--- start ---

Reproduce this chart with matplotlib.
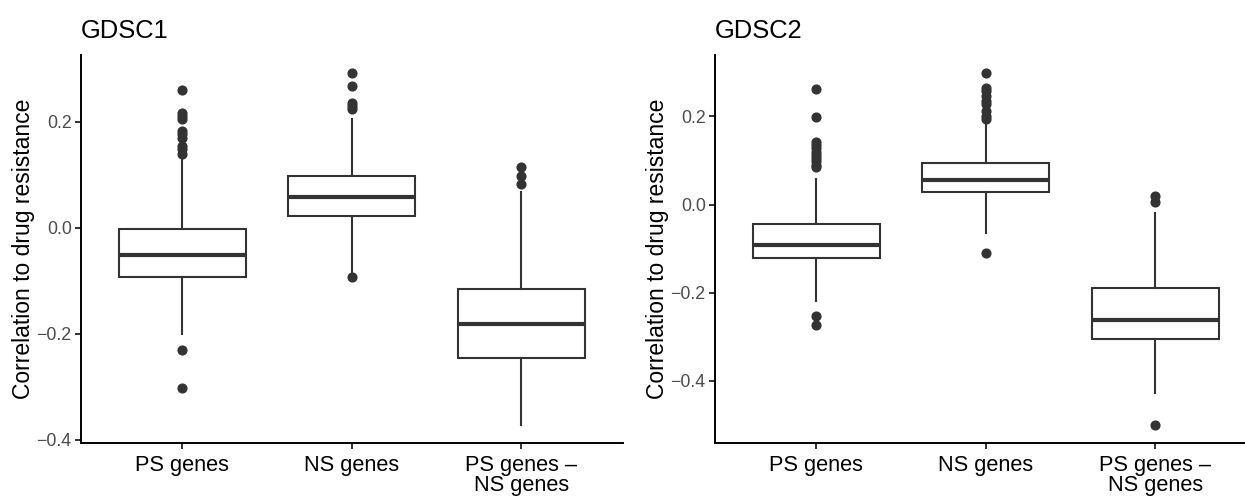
import matplotlib
matplotlib.use("Agg")
import matplotlib.pyplot as plt

plt.rcParams['font.family'] = ['Liberation Sans', 'DejaVu Sans']

categories = ["PS genes", "NS genes", "PS genes –\nNS genes"]
titles = ["GDSC1", "GDSC2"]
ylabel = "Correlation to drug resistance"

# GDSC1 box statistics
g1_q1 = [-0.0935, 0.023, -0.246]
g1_med = [-0.051, 0.0576, -0.181]
g1_q3 = [-0.002, 0.098, -0.115]
g1_whislo = [-0.200, -0.086, -0.372]
g1_whishi = [0.133, 0.205, 0.067]
g1_fliers = [
    [0.261, 0.2175, 0.211, 0.205, 0.183, 0.177, 0.170, 0.155, 0.148, 0.139, -0.231, -0.302],
    [0.293, 0.268, 0.236, 0.230, 0.224, -0.093],
    [0.114, 0.098, 0.083],
]

# GDSC2 box statistics
g2_q1 = [-0.121, 0.029, -0.305]
g2_med = [-0.091, 0.056, -0.262]
g2_q3 = [-0.045, 0.094, -0.189]
g2_whislo = [-0.219, -0.065, -0.428]
g2_whishi = [0.058, 0.183, -0.019]
g2_fliers = [
    [0.263, 0.199, 0.141, 0.135, 0.128, 0.120, 0.113, 0.105, 0.098, 0.090, 0.084, -0.253, -0.272],
    [0.299, 0.265, 0.258, 0.247, 0.235, 0.228, 0.213, 0.201, 0.194, -0.110],
    [0.020, 0.005, -0.500],
]

yticks = [-0.4, -0.2, 0.0, 0.2]

panels = [
    (g1_q1, g1_med, g1_q3, g1_whislo, g1_whishi, g1_fliers),
    (g2_q1, g2_med, g2_q3, g2_whislo, g2_whishi, g2_fliers),
]

W, H = 1245, 498
fig = plt.figure(figsize=(W / 100, H / 100), dpi=100)
ax_lefts = [80.7, 714.7]
ax_w = 542.0
ax_top, ax_bot = 55.0, 442.7

edge = "#333333"
for i, (q1, med, q3, wlo, whi, fl) in enumerate(panels):
    ax = fig.add_axes([ax_lefts[i] / W, (H - ax_bot) / H, ax_w / W, (ax_bot - ax_top) / H])
    stats = []
    for j in range(len(categories)):
        stats.append(dict(q1=q1[j], med=med[j], q3=q3[j], whislo=wlo[j], whishi=whi[j],
                          fliers=fl[j], label=categories[j]))
    ax.bxp(stats, positions=[1, 2, 3], widths=0.75, showcaps=False, patch_artist=True,
           boxprops=dict(facecolor="white", edgecolor=edge, linewidth=1.5),
           medianprops=dict(color=edge, linewidth=3.0, solid_capstyle="butt"),
           whiskerprops=dict(color=edge, linewidth=1.5),
           flierprops=dict(marker="o", markerfacecolor=edge, markeredgecolor=edge,
                           markersize=6.3, linestyle="none"))
    allv = wlo + whi + [v for f in fl for v in f]
    lo, hi = min(allv), max(allv)
    pad = 0.05 * (hi - lo)
    ax.set_ylim(lo - pad, hi + pad)
    ax.set_xlim(0.4, 3.6)
    ax.set_yticks(yticks)
    ax.set_yticklabels(["\u22120.4", "\u22120.2", "0.0", "0.2"])
    for s in ["top", "right"]:
        ax.spines[s].set_visible(False)
    for s in ["left", "bottom"]:
        ax.spines[s].set_linewidth(1.4)
        ax.spines[s].set_color("black")
    ax.tick_params(axis="both", length=4.5, width=1.4, color=edge)
    ax.tick_params(axis="y", labelsize=12.8, labelcolor="#4D4D4D", pad=2)
    ax.tick_params(axis="x", labelsize=15.7, labelcolor="black", pad=4)
    for lab in ax.get_xticklabels():
        lab.set_linespacing(0.95)
    ax.set_ylabel(ylabel, fontsize=16.5, labelpad=1)
    ax.set_title(titles[i], loc="left", fontsize=18.4, pad=12)

fig.savefig("out.png", dpi=100)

--- end ---

__What you are asked to do__
Reproduce the whole listing exactly, but not the images in it.

__Exercise result__
Reproduce this chart with matplotlib.
import matplotlib
matplotlib.use("Agg")
import matplotlib.pyplot as plt

plt.rcParams['font.family'] = ['Liberation Sans', 'DejaVu Sans']

categories = ["PS genes", "NS genes", "PS genes –\nNS genes"]
titles = ["GDSC1", "GDSC2"]
ylabel = "Correlation to drug resistance"

# GDSC1 box statistics
g1_q1 = [-0.0935, 0.023, -0.246]
g1_med = [-0.051, 0.0576, -0.181]
g1_q3 = [-0.002, 0.098, -0.115]
g1_whislo = [-0.200, -0.086, -0.372]
g1_whishi = [0.133, 0.205, 0.067]
g1_fliers = [
    [0.261, 0.2175, 0.211, 0.205, 0.183, 0.177, 0.170, 0.155, 0.148, 0.139, -0.231, -0.302],
    [0.293, 0.268, 0.236, 0.230, 0.224, -0.093],
    [0.114, 0.098, 0.083],
]

# GDSC2 box statistics
g2_q1 = [-0.121, 0.029, -0.305]
g2_med = [-0.091, 0.056, -0.262]
g2_q3 = [-0.045, 0.094, -0.189]
g2_whislo = [-0.219, -0.065, -0.428]
g2_whishi = [0.058, 0.183, -0.019]
g2_fliers = [
    [0.263, 0.199, 0.141, 0.135, 0.128, 0.120, 0.113, 0.105, 0.098, 0.090, 0.084, -0.253, -0.272],
    [0.299, 0.265, 0.258, 0.247, 0.235, 0.228, 0.213, 0.201, 0.194, -0.110],
    [0.020, 0.005, -0.500],
]

yticks = [-0.4, -0.2, 0.0, 0.2]

panels = [
    (g1_q1, g1_med, g1_q3, g1_whislo, g1_whishi, g1_fliers),
    (g2_q1, g2_med, g2_q3, g2_whislo, g2_whishi, g2_fliers),
]

W, H = 1245, 498
fig = plt.figure(figsize=(W / 100, H / 100), dpi=100)
ax_lefts = [80.7, 714.7]
ax_w = 542.0
ax_top, ax_bot = 55.0, 442.7

edge = "#333333"
for i, (q1, med, q3, wlo, whi, fl) in enumerate(panels):
    ax = fig.add_axes([ax_lefts[i] / W, (H - ax_bot) / H, ax_w / W, (ax_bot - ax_top) / H])
    stats = []
    for j in range(len(categories)):
        stats.append(dict(q1=q1[j], med=med[j], q3=q3[j], whislo=wlo[j], whishi=whi[j],
                          fliers=fl[j], label=categories[j]))
    ax.bxp(stats, positions=[1, 2, 3], widths=0.75, showcaps=False, patch_artist=True,
           boxprops=dict(facecolor="white", edgecolor=edge, linewidth=1.5),
           medianprops=dict(color=edge, linewidth=3.0, solid_capstyle="butt"),
           whiskerprops=dict(color=edge, linewidth=1.5),
           flierprops=dict(marker="o", markerfacecolor=edge, markeredgecolor=edge,
                           markersize=6.3, linestyle="none"))
    allv = wlo + whi + [v for f in fl for v in f]
    lo, hi = min(allv), max(allv)
    pad = 0.05 * (hi - lo)
    ax.set_ylim(lo - pad, hi + pad)
    ax.set_xlim(0.4, 3.6)
    ax.set_yticks(yticks)
    ax.set_yticklabels(["\u22120.4", "\u22120.2", "0.0", "0.2"])
    for s in ["top", "right"]:
        ax.spines[s].set_visible(False)
    for s in ["left", "bottom"]:
        ax.spines[s].set_linewidth(1.4)
        ax.spines[s].set_color("black")
    ax.tick_params(axis="both", length=4.5, width=1.4, color=edge)
    ax.tick_params(axis="y", labelsize=12.8, labelcolor="#4D4D4D", pad=2)
    ax.tick_params(axis="x", labelsize=15.7, labelcolor="black", pad=4)
    for lab in ax.get_xticklabels():
        lab.set_linespacing(0.95)
    ax.set_ylabel(ylabel, fontsize=16.5, labelpad=1)
    ax.set_title(titles[i], loc="left", fontsize=18.4, pad=12)

fig.savefig("out.png", dpi=100)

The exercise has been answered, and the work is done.